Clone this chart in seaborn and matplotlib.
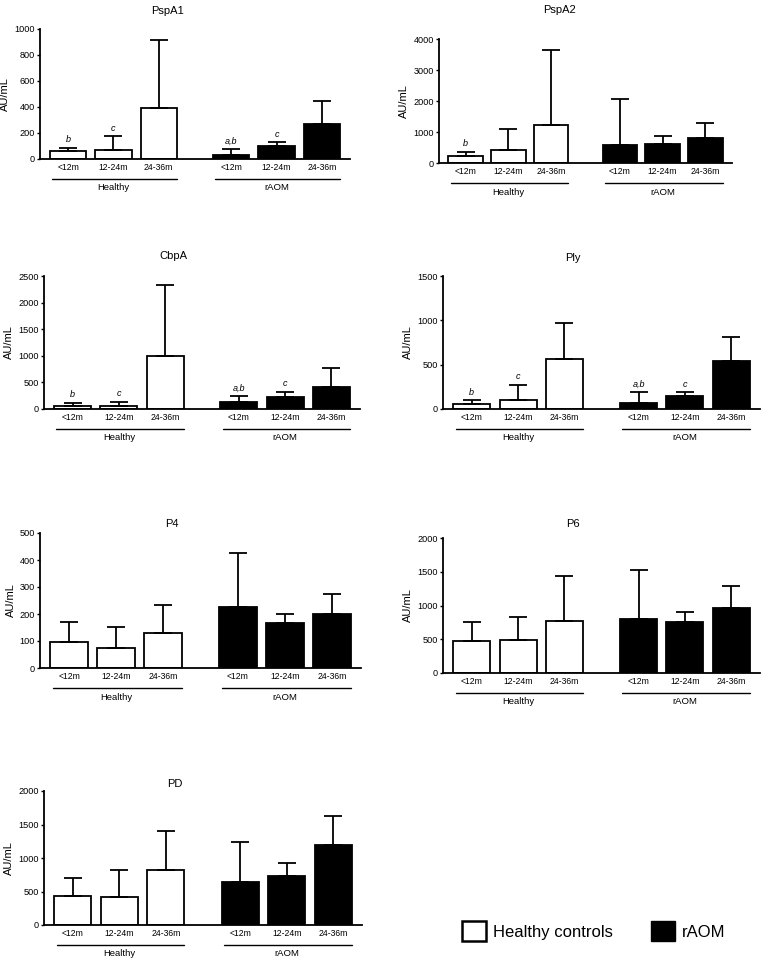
import matplotlib
matplotlib.use("Agg")
import matplotlib.pyplot as plt
from matplotlib.patches import Patch
from matplotlib.transforms import offset_copy
import numpy as np
import pandas as pd
import seaborn as sns

# ---- data ----
ages = ["<12m", "12-24m", "24-36m"]
groups = ["Healthy", "rAOM"]
legend_labels = ["Healthy controls", "rAOM"]
antigens = ["PspA1", "PspA2", "CbpA", "Ply", "P4", "P6", "PD"]

# order: Healthy <12m, 12-24m, 24-36m, rAOM <12m, 12-24m, 24-36m
pspa1_mean = [59, 70, 389, 34, 98, 271]
pspa1_sd = [29, 105, 523, 43, 31, 175]
pspa2_mean = [236, 429, 1233, 579, 622, 815]
pspa2_sd = [129, 665, 2413, 1491, 247, 483]
cbpa_mean = [56, 56, 1004, 125, 218, 411]
cbpa_sd = [62, 81, 1321, 112, 106, 356]
ply_mean = [56, 105, 560, 71, 147, 538]
ply_sd = [45, 166, 406, 121, 45, 278]
p4_mean = [96, 74, 131, 226, 168, 201]
p4_sd = [76, 77, 104, 200, 33, 72]
p6_mean = [475, 490, 777, 802, 762, 960]
p6_sd = [282, 337, 654, 723, 144, 322]
pd_mean = [436, 421, 822, 639, 738, 1188]
pd_sd = [262, 401, 579, 599, 183, 436]

# significance letters above bars
pspa1_marks = ["b", "c", "", "a,b", "c", ""]
pspa2_marks = ["b", "", "", "", "", ""]
cbpa_marks = ["b", "c", "", "a,b", "c", ""]
ply_marks = ["b", "c", "", "a,b", "c", ""]
no_marks = [""] * 6

y_max = [1000, 4000, 2500, 1500, 500, 2000, 2000]
y_step = [200, 1000, 500, 500, 100, 500, 500]

# ---- layout (pixel boxes: left, right, top, bottom) ----
W, H = 764, 964
boxes = [
    (40, 350, 29, 159), (439, 732, 39, 163),
    (44, 360, 276, 409), (443, 760, 276, 409),
    (40, 361, 533, 668), (443, 760, 538, 673),
    (44, 362, 791, 925),
]
title_pads = [10.5, 19, 12, 10.5, 4.5, 8, 3]

group_gap = 0.6
x_pos = np.concatenate([np.arange(3), np.arange(3) + 3 + group_gap])
palette = {"Healthy": "white", "rAOM": "black"}

sns.set_style("ticks")
plt.rcParams["font.family"] = ["Liberation Sans", "DejaVu Sans"]
plt.rcParams.update({
    "text.color": "black", "axes.labelcolor": "black",
    "xtick.color": "black", "ytick.color": "black", "axes.edgecolor": "black",
})

fig = plt.figure(figsize=(W / 100, H / 100), dpi=100)


def draw_panel(ax, title, mean, sd, marks, ymax, ystep, tpad):
    df = pd.DataFrame({
        "x": x_pos,
        "AU/mL": mean,
        "group": np.repeat(groups, 3),
    })
    sns.barplot(
        data=df, x="x", y="AU/mL", hue="group", hue_order=groups,
        palette=palette, native_scale=True, width=0.8, dodge=False,
        edgecolor="black", linewidth=1.3, errorbar=None, legend=False, ax=ax,
    )
    # one-sided SD bars
    ax.errorbar(
        x_pos, mean, yerr=[np.zeros(len(sd)), sd], fmt="none",
        ecolor="black", elinewidth=1.3, capsize=6.5, capthick=1.3, zorder=1,
    )
    for x, m, s, lab in zip(x_pos, mean, sd, marks):
        if lab:
            ax.annotate(lab, (x, m + s), xytext=(0, 2.5), textcoords="offset points",
                        ha="center", va="bottom", fontsize=6.5, style="italic")

    ax.set_xlim(x_pos[0] - 0.62, x_pos[-1] + 0.62)
    ax.set_ylim(0, ymax)
    ax.set_yticks(np.arange(0, ymax + 1, ystep))
    ax.set_xticks(x_pos, ages * 2)
    ax.tick_params(axis="x", length=0, pad=3, labelsize=6.2)
    ax.tick_params(axis="y", length=2.5, width=1.0, pad=1, labelsize=6.6)
    ax.set_xlabel("")
    ax.set_ylabel("AU/mL", fontsize=8, labelpad=3)
    ax.set_title(title, fontsize=8, x=0.41, pad=tpad)
    for side in ["left", "bottom"]:
        ax.spines[side].set_linewidth(1.3)
    sns.despine(ax=ax)

    # group underline + group name below the age labels
    line_tr = offset_copy(ax.get_xaxis_transform(), fig=fig, y=-20, units="dots")
    text_tr = offset_copy(ax.get_xaxis_transform(), fig=fig, y=-29, units="dots")
    for g, name in enumerate(groups):
        xs = x_pos[g * 3:(g + 1) * 3]
        ax.plot([xs[0] - 0.35, xs[-1] + 0.4], [0, 0], color="black", lw=1.0,
                transform=line_tr, clip_on=False)
        ax.text(xs.mean(), 0, name, transform=text_tr, ha="center", va="center",
                fontsize=6.8)


means = [pspa1_mean, pspa2_mean, cbpa_mean, ply_mean, p4_mean, p6_mean, pd_mean]
sds = [pspa1_sd, pspa2_sd, cbpa_sd, ply_sd, p4_sd, p6_sd, pd_sd]
marks_all = [pspa1_marks, pspa2_marks, cbpa_marks, ply_marks, no_marks, no_marks, no_marks]

for i, name in enumerate(antigens):
    l, r, t, b = boxes[i]
    ax = fig.add_axes([l / W, 1 - b / H, (r - l) / W, (b - t) / H])
    draw_panel(ax, name, means[i], sds[i], marks_all[i], y_max[i], y_step[i], title_pads[i])

handles = [
    Patch(facecolor="white", edgecolor="black", linewidth=1.8),
    Patch(facecolor="black", edgecolor="black", linewidth=1.0),
]
fig.legend(
    handles, legend_labels, loc="center", bbox_to_anchor=(594 / W, 1 - 931 / H),
    ncol=2, frameon=False, fontsize=12, handlelength=1.4, handleheight=1.4,
    handletextpad=0.45, columnspacing=2.3,
)

fig.savefig("out.png", dpi=100)
plt.close(fig)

——————

The data above should be repeated exactly, minus any pictures.

*Correct answer:*
Clone this chart in seaborn and matplotlib.
import matplotlib
matplotlib.use("Agg")
import matplotlib.pyplot as plt
from matplotlib.patches import Patch
from matplotlib.transforms import offset_copy
import numpy as np
import pandas as pd
import seaborn as sns

# ---- data ----
ages = ["<12m", "12-24m", "24-36m"]
groups = ["Healthy", "rAOM"]
legend_labels = ["Healthy controls", "rAOM"]
antigens = ["PspA1", "PspA2", "CbpA", "Ply", "P4", "P6", "PD"]

# order: Healthy <12m, 12-24m, 24-36m, rAOM <12m, 12-24m, 24-36m
pspa1_mean = [59, 70, 389, 34, 98, 271]
pspa1_sd = [29, 105, 523, 43, 31, 175]
pspa2_mean = [236, 429, 1233, 579, 622, 815]
pspa2_sd = [129, 665, 2413, 1491, 247, 483]
cbpa_mean = [56, 56, 1004, 125, 218, 411]
cbpa_sd = [62, 81, 1321, 112, 106, 356]
ply_mean = [56, 105, 560, 71, 147, 538]
ply_sd = [45, 166, 406, 121, 45, 278]
p4_mean = [96, 74, 131, 226, 168, 201]
p4_sd = [76, 77, 104, 200, 33, 72]
p6_mean = [475, 490, 777, 802, 762, 960]
p6_sd = [282, 337, 654, 723, 144, 322]
pd_mean = [436, 421, 822, 639, 738, 1188]
pd_sd = [262, 401, 579, 599, 183, 436]

# significance letters above bars
pspa1_marks = ["b", "c", "", "a,b", "c", ""]
pspa2_marks = ["b", "", "", "", "", ""]
cbpa_marks = ["b", "c", "", "a,b", "c", ""]
ply_marks = ["b", "c", "", "a,b", "c", ""]
no_marks = [""] * 6

y_max = [1000, 4000, 2500, 1500, 500, 2000, 2000]
y_step = [200, 1000, 500, 500, 100, 500, 500]

# ---- layout (pixel boxes: left, right, top, bottom) ----
W, H = 764, 964
boxes = [
    (40, 350, 29, 159), (439, 732, 39, 163),
    (44, 360, 276, 409), (443, 760, 276, 409),
    (40, 361, 533, 668), (443, 760, 538, 673),
    (44, 362, 791, 925),
]
title_pads = [10.5, 19, 12, 10.5, 4.5, 8, 3]

group_gap = 0.6
x_pos = np.concatenate([np.arange(3), np.arange(3) + 3 + group_gap])
palette = {"Healthy": "white", "rAOM": "black"}

sns.set_style("ticks")
plt.rcParams["font.family"] = ["Liberation Sans", "DejaVu Sans"]
plt.rcParams.update({
    "text.color": "black", "axes.labelcolor": "black",
    "xtick.color": "black", "ytick.color": "black", "axes.edgecolor": "black",
})

fig = plt.figure(figsize=(W / 100, H / 100), dpi=100)


def draw_panel(ax, title, mean, sd, marks, ymax, ystep, tpad):
    df = pd.DataFrame({
        "x": x_pos,
        "AU/mL": mean,
        "group": np.repeat(groups, 3),
    })
    sns.barplot(
        data=df, x="x", y="AU/mL", hue="group", hue_order=groups,
        palette=palette, native_scale=True, width=0.8, dodge=False,
        edgecolor="black", linewidth=1.3, errorbar=None, legend=False, ax=ax,
    )
    # one-sided SD bars
    ax.errorbar(
        x_pos, mean, yerr=[np.zeros(len(sd)), sd], fmt="none",
        ecolor="black", elinewidth=1.3, capsize=6.5, capthick=1.3, zorder=1,
    )
    for x, m, s, lab in zip(x_pos, mean, sd, marks):
        if lab:
            ax.annotate(lab, (x, m + s), xytext=(0, 2.5), textcoords="offset points",
                        ha="center", va="bottom", fontsize=6.5, style="italic")

    ax.set_xlim(x_pos[0] - 0.62, x_pos[-1] + 0.62)
    ax.set_ylim(0, ymax)
    ax.set_yticks(np.arange(0, ymax + 1, ystep))
    ax.set_xticks(x_pos, ages * 2)
    ax.tick_params(axis="x", length=0, pad=3, labelsize=6.2)
    ax.tick_params(axis="y", length=2.5, width=1.0, pad=1, labelsize=6.6)
    ax.set_xlabel("")
    ax.set_ylabel("AU/mL", fontsize=8, labelpad=3)
    ax.set_title(title, fontsize=8, x=0.41, pad=tpad)
    for side in ["left", "bottom"]:
        ax.spines[side].set_linewidth(1.3)
    sns.despine(ax=ax)

    # group underline + group name below the age labels
    line_tr = offset_copy(ax.get_xaxis_transform(), fig=fig, y=-20, units="dots")
    text_tr = offset_copy(ax.get_xaxis_transform(), fig=fig, y=-29, units="dots")
    for g, name in enumerate(groups):
        xs = x_pos[g * 3:(g + 1) * 3]
        ax.plot([xs[0] - 0.35, xs[-1] + 0.4], [0, 0], color="black", lw=1.0,
                transform=line_tr, clip_on=False)
        ax.text(xs.mean(), 0, name, transform=text_tr, ha="center", va="center",
                fontsize=6.8)


means = [pspa1_mean, pspa2_mean, cbpa_mean, ply_mean, p4_mean, p6_mean, pd_mean]
sds = [pspa1_sd, pspa2_sd, cbpa_sd, ply_sd, p4_sd, p6_sd, pd_sd]
marks_all = [pspa1_marks, pspa2_marks, cbpa_marks, ply_marks, no_marks, no_marks, no_marks]

for i, name in enumerate(antigens):
    l, r, t, b = boxes[i]
    ax = fig.add_axes([l / W, 1 - b / H, (r - l) / W, (b - t) / H])
    draw_panel(ax, name, means[i], sds[i], marks_all[i], y_max[i], y_step[i], title_pads[i])

handles = [
    Patch(facecolor="white", edgecolor="black", linewidth=1.8),
    Patch(facecolor="black", edgecolor="black", linewidth=1.0),
]
fig.legend(
    handles, legend_labels, loc="center", bbox_to_anchor=(594 / W, 1 - 931 / H),
    ncol=2, frameon=False, fontsize=12, handlelength=1.4, handleheight=1.4,
    handletextpad=0.45, columnspacing=2.3,
)

fig.savefig("out.png", dpi=100)
plt.close(fig)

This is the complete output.